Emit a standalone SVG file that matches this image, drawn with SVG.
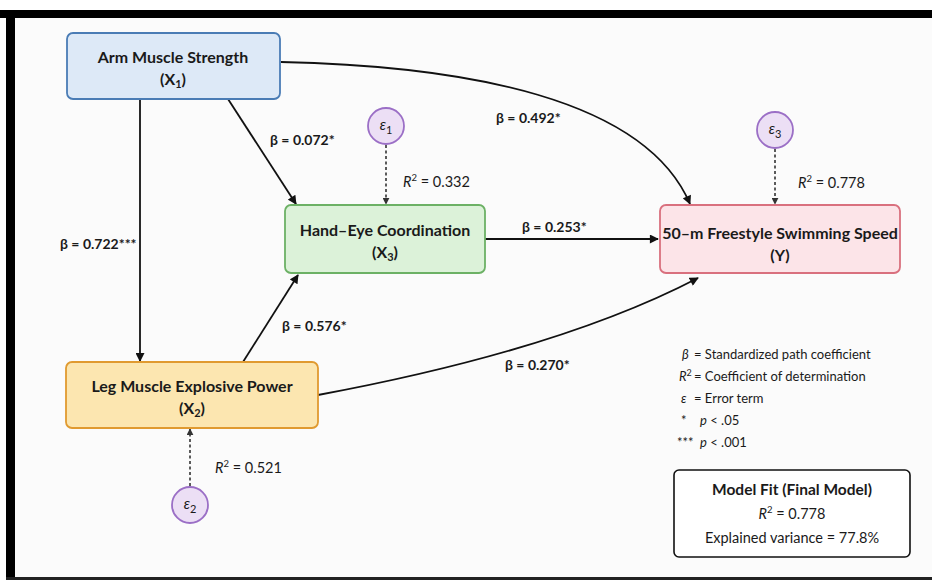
<svg xmlns="http://www.w3.org/2000/svg" width="932" height="580" viewBox="0 0 932 580">
<defs>
<style>
text{font-family:Lato,"Liberation Sans","Noto Sans",Arial,sans-serif;fill:#1a1a1a}
.nt{font-size:16px;font-weight:bold;text-anchor:middle}
.lb{font-size:14px;font-weight:bold}
.r2{font-size:14.5px}
.lg{font-size:13px}
.conn{fill:none;stroke:#111;stroke-width:1.8}
.dash{fill:none;stroke:#333;stroke-width:1.6;stroke-dasharray:3 2.5}
.err{fill:#ecdff5;stroke:#9b6fc6;stroke-width:1.8}
.et{font-size:15px;font-style:italic;text-anchor:middle}
</style>
<marker id="ah" viewBox="0 0 10 10" refX="9" refY="5" markerWidth="10" markerHeight="9" orient="auto" markerUnits="userSpaceOnUse">
<path d="M0,0 L10,5 L0,10 z" fill="#111"/>
</marker>
<marker id="ahd" viewBox="0 0 10 10" refX="9" refY="5" markerWidth="7" markerHeight="7" orient="auto" markerUnits="userSpaceOnUse">
<path d="M0,0 L10,5 L0,10 z" fill="#333"/>
</marker>
</defs>
<rect x="0" y="0" width="932" height="580" fill="#ffffff"/>
<rect x="12" y="16" width="920" height="562" fill="#fbfbfb"/>
<rect x="0" y="10" width="932" height="8" fill="#000"/>
<rect x="6" y="10" width="9" height="570" fill="#000"/>
<rect x="6" y="577" width="926" height="3" fill="#222"/>

<g id="connectors">
<path class="conn" d="M140,99 L140,361" marker-end="url(#ah)"/>
<path class="conn" d="M228,99 L296,204" marker-end="url(#ah)"/>
<path class="conn" d="M281,62 C465,66 645,98 690,204" marker-end="url(#ah)"/>
<path class="conn" d="M485,239 L658,239" marker-end="url(#ah)"/>
<path class="conn" d="M243,362 L298,275" marker-end="url(#ah)"/>
<path class="conn" d="M318,395 Q560,350 698,278" marker-end="url(#ah)"/>
<path class="dash" d="M386,145 L386,204" marker-end="url(#ahd)"/>
<path class="dash" d="M775,149 L775,204" marker-end="url(#ahd)"/>
<path class="dash" d="M190,486 L190,429" marker-end="url(#ahd)"/>
<text class="lb" x="496" y="123">β = 0.492*</text>
<text class="lb" x="60" y="249">β = 0.722***</text>
<text class="lb" x="270" y="145">β = 0.072*</text>
<text class="lb" x="522" y="232">β = 0.253*</text>
<text class="lb" x="282" y="331">β = 0.576*</text>
<text class="lb" x="505" y="370">β = 0.270*</text>
</g>

<g id="x1">
<rect x="67" y="33" width="213" height="66" rx="6" fill="#dde9f7" stroke="#4a7cb5" stroke-width="1.8"/>
<text class="nt" x="173" y="63">Arm Muscle Strength</text>
<text class="nt" x="173" y="85">(X<tspan font-size="11" dy="3">1</tspan><tspan dy="-3">)</tspan></text>
</g>
<g id="x3">
<rect x="285" y="205" width="200" height="68" rx="6" fill="#dcf2d9" stroke="#6cb165" stroke-width="1.8"/>
<text class="nt" x="385" y="236">Hand–Eye Coordination</text>
<text class="nt" x="385" y="258">(X<tspan font-size="11" dy="3">3</tspan><tspan dy="-3">)</tspan></text>
</g>
<g id="y">
<rect x="660" y="205" width="240" height="68" rx="6" fill="#fce4e8" stroke="#d9707e" stroke-width="1.8"/>
<text class="nt" x="780" y="239" font-size="14.8">50–m Freestyle Swimming Speed</text>
<text class="nt" x="780" y="261">(Y)</text>
</g>
<g id="x2">
<rect x="66" y="362" width="252" height="66" rx="6" fill="#fce6b0" stroke="#e09a30" stroke-width="1.8"/>
<text class="nt" x="192" y="392">Leg Muscle Explosive Power</text>
<text class="nt" x="192" y="414">(X<tspan font-size="11" dy="3">2</tspan><tspan dy="-3">)</tspan></text>
</g>
<g id="e1">
<circle class="err" cx="386" cy="126" r="18"/>
<text class="et" x="386" y="130">ε<tspan font-size="11" font-style="normal" dy="4">1</tspan></text>
<text class="r2" x="403" y="187"><tspan font-style="italic">R</tspan><tspan font-size="9.5" dy="-6">2</tspan><tspan dy="6"> = 0.332</tspan></text>
</g>
<g id="e3">
<circle class="err" cx="775" cy="130" r="18"/>
<text class="et" x="775" y="134">ε<tspan font-size="11" font-style="normal" dy="4">3</tspan></text>
<text class="r2" x="798" y="188"><tspan font-style="italic">R</tspan><tspan font-size="9.5" dy="-6">2</tspan><tspan dy="6"> = 0.778</tspan></text>
</g>
<g id="e2">
<circle class="err" cx="190" cy="505" r="18"/>
<text class="et" x="190" y="509">ε<tspan font-size="11" font-style="normal" dy="4">2</tspan></text>
<text class="r2" x="215" y="473"><tspan font-style="italic">R</tspan><tspan font-size="9.5" dy="-6">2</tspan><tspan dy="6"> = 0.521</tspan></text>
</g>

<g id="legend">
<text class="lg" x="682" y="359" font-style="italic">β</text>
<text class="lg" x="694" y="359">= Standardized path coefficient</text>
<text class="lg" x="679" y="381"><tspan font-style="italic">R</tspan><tspan font-size="9" dy="-5">2</tspan></text>
<text class="lg" x="694" y="381">= Coefficient of determination</text>
<text class="lg" x="681" y="403" font-style="italic">ε</text>
<text class="lg" x="694" y="403">= Error term</text>
<text class="lg" x="681" y="425">*</text>
<text class="lg" x="700" y="425"><tspan font-style="italic">p</tspan> &lt; .05</text>
<text class="lg" x="677" y="447" font-size="10">***</text>
<text class="lg" x="700" y="447"><tspan font-style="italic">p</tspan> &lt; .001</text>
</g>

<g id="modelfit">
<rect x="674" y="470" width="236" height="87" rx="5" fill="#ffffff" stroke="#111" stroke-width="1.6"/>
<text x="792" y="495" font-size="15.5" font-weight="bold" text-anchor="middle">Model Fit (Final Model)</text>
<text x="792" y="519" font-size="14.5" text-anchor="middle"><tspan font-style="italic">R</tspan><tspan font-size="9.5" dy="-6">2</tspan><tspan dy="6"> = 0.778</tspan></text>
<text x="792" y="543" font-size="14.5" text-anchor="middle">Explained variance = 77.8%</text>
</g>
</svg>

Goal » Repeat the material verbatim. Do not carry over any picture.

Full output »
Emit a standalone SVG file that matches this image, drawn with SVG.
<svg xmlns="http://www.w3.org/2000/svg" width="932" height="580" viewBox="0 0 932 580">
<defs>
<style>
text{font-family:Lato,"Liberation Sans","Noto Sans",Arial,sans-serif;fill:#1a1a1a}
.nt{font-size:16px;font-weight:bold;text-anchor:middle}
.lb{font-size:14px;font-weight:bold}
.r2{font-size:14.5px}
.lg{font-size:13px}
.conn{fill:none;stroke:#111;stroke-width:1.8}
.dash{fill:none;stroke:#333;stroke-width:1.6;stroke-dasharray:3 2.5}
.err{fill:#ecdff5;stroke:#9b6fc6;stroke-width:1.8}
.et{font-size:15px;font-style:italic;text-anchor:middle}
</style>
<marker id="ah" viewBox="0 0 10 10" refX="9" refY="5" markerWidth="10" markerHeight="9" orient="auto" markerUnits="userSpaceOnUse">
<path d="M0,0 L10,5 L0,10 z" fill="#111"/>
</marker>
<marker id="ahd" viewBox="0 0 10 10" refX="9" refY="5" markerWidth="7" markerHeight="7" orient="auto" markerUnits="userSpaceOnUse">
<path d="M0,0 L10,5 L0,10 z" fill="#333"/>
</marker>
</defs>
<rect x="0" y="0" width="932" height="580" fill="#ffffff"/>
<rect x="12" y="16" width="920" height="562" fill="#fbfbfb"/>
<rect x="0" y="10" width="932" height="8" fill="#000"/>
<rect x="6" y="10" width="9" height="570" fill="#000"/>
<rect x="6" y="577" width="926" height="3" fill="#222"/>

<g id="connectors">
<path class="conn" d="M140,99 L140,361" marker-end="url(#ah)"/>
<path class="conn" d="M228,99 L296,204" marker-end="url(#ah)"/>
<path class="conn" d="M281,62 C465,66 645,98 690,204" marker-end="url(#ah)"/>
<path class="conn" d="M485,239 L658,239" marker-end="url(#ah)"/>
<path class="conn" d="M243,362 L298,275" marker-end="url(#ah)"/>
<path class="conn" d="M318,395 Q560,350 698,278" marker-end="url(#ah)"/>
<path class="dash" d="M386,145 L386,204" marker-end="url(#ahd)"/>
<path class="dash" d="M775,149 L775,204" marker-end="url(#ahd)"/>
<path class="dash" d="M190,486 L190,429" marker-end="url(#ahd)"/>
<text class="lb" x="496" y="123">β = 0.492*</text>
<text class="lb" x="60" y="249">β = 0.722***</text>
<text class="lb" x="270" y="145">β = 0.072*</text>
<text class="lb" x="522" y="232">β = 0.253*</text>
<text class="lb" x="282" y="331">β = 0.576*</text>
<text class="lb" x="505" y="370">β = 0.270*</text>
</g>

<g id="x1">
<rect x="67" y="33" width="213" height="66" rx="6" fill="#dde9f7" stroke="#4a7cb5" stroke-width="1.8"/>
<text class="nt" x="173" y="63">Arm Muscle Strength</text>
<text class="nt" x="173" y="85">(X<tspan font-size="11" dy="3">1</tspan><tspan dy="-3">)</tspan></text>
</g>
<g id="x3">
<rect x="285" y="205" width="200" height="68" rx="6" fill="#dcf2d9" stroke="#6cb165" stroke-width="1.8"/>
<text class="nt" x="385" y="236">Hand–Eye Coordination</text>
<text class="nt" x="385" y="258">(X<tspan font-size="11" dy="3">3</tspan><tspan dy="-3">)</tspan></text>
</g>
<g id="y">
<rect x="660" y="205" width="240" height="68" rx="6" fill="#fce4e8" stroke="#d9707e" stroke-width="1.8"/>
<text class="nt" x="780" y="239" font-size="14.8">50–m Freestyle Swimming Speed</text>
<text class="nt" x="780" y="261">(Y)</text>
</g>
<g id="x2">
<rect x="66" y="362" width="252" height="66" rx="6" fill="#fce6b0" stroke="#e09a30" stroke-width="1.8"/>
<text class="nt" x="192" y="392">Leg Muscle Explosive Power</text>
<text class="nt" x="192" y="414">(X<tspan font-size="11" dy="3">2</tspan><tspan dy="-3">)</tspan></text>
</g>
<g id="e1">
<circle class="err" cx="386" cy="126" r="18"/>
<text class="et" x="386" y="130">ε<tspan font-size="11" font-style="normal" dy="4">1</tspan></text>
<text class="r2" x="403" y="187"><tspan font-style="italic">R</tspan><tspan font-size="9.5" dy="-6">2</tspan><tspan dy="6"> = 0.332</tspan></text>
</g>
<g id="e3">
<circle class="err" cx="775" cy="130" r="18"/>
<text class="et" x="775" y="134">ε<tspan font-size="11" font-style="normal" dy="4">3</tspan></text>
<text class="r2" x="798" y="188"><tspan font-style="italic">R</tspan><tspan font-size="9.5" dy="-6">2</tspan><tspan dy="6"> = 0.778</tspan></text>
</g>
<g id="e2">
<circle class="err" cx="190" cy="505" r="18"/>
<text class="et" x="190" y="509">ε<tspan font-size="11" font-style="normal" dy="4">2</tspan></text>
<text class="r2" x="215" y="473"><tspan font-style="italic">R</tspan><tspan font-size="9.5" dy="-6">2</tspan><tspan dy="6"> = 0.521</tspan></text>
</g>

<g id="legend">
<text class="lg" x="682" y="359" font-style="italic">β</text>
<text class="lg" x="694" y="359">= Standardized path coefficient</text>
<text class="lg" x="679" y="381"><tspan font-style="italic">R</tspan><tspan font-size="9" dy="-5">2</tspan></text>
<text class="lg" x="694" y="381">= Coefficient of determination</text>
<text class="lg" x="681" y="403" font-style="italic">ε</text>
<text class="lg" x="694" y="403">= Error term</text>
<text class="lg" x="681" y="425">*</text>
<text class="lg" x="700" y="425"><tspan font-style="italic">p</tspan> &lt; .05</text>
<text class="lg" x="677" y="447" font-size="10">***</text>
<text class="lg" x="700" y="447"><tspan font-style="italic">p</tspan> &lt; .001</text>
</g>

<g id="modelfit">
<rect x="674" y="470" width="236" height="87" rx="5" fill="#ffffff" stroke="#111" stroke-width="1.6"/>
<text x="792" y="495" font-size="15.5" font-weight="bold" text-anchor="middle">Model Fit (Final Model)</text>
<text x="792" y="519" font-size="14.5" text-anchor="middle"><tspan font-style="italic">R</tspan><tspan font-size="9.5" dy="-6">2</tspan><tspan dy="6"> = 0.778</tspan></text>
<text x="792" y="543" font-size="14.5" text-anchor="middle">Explained variance = 77.8%</text>
</g>
</svg>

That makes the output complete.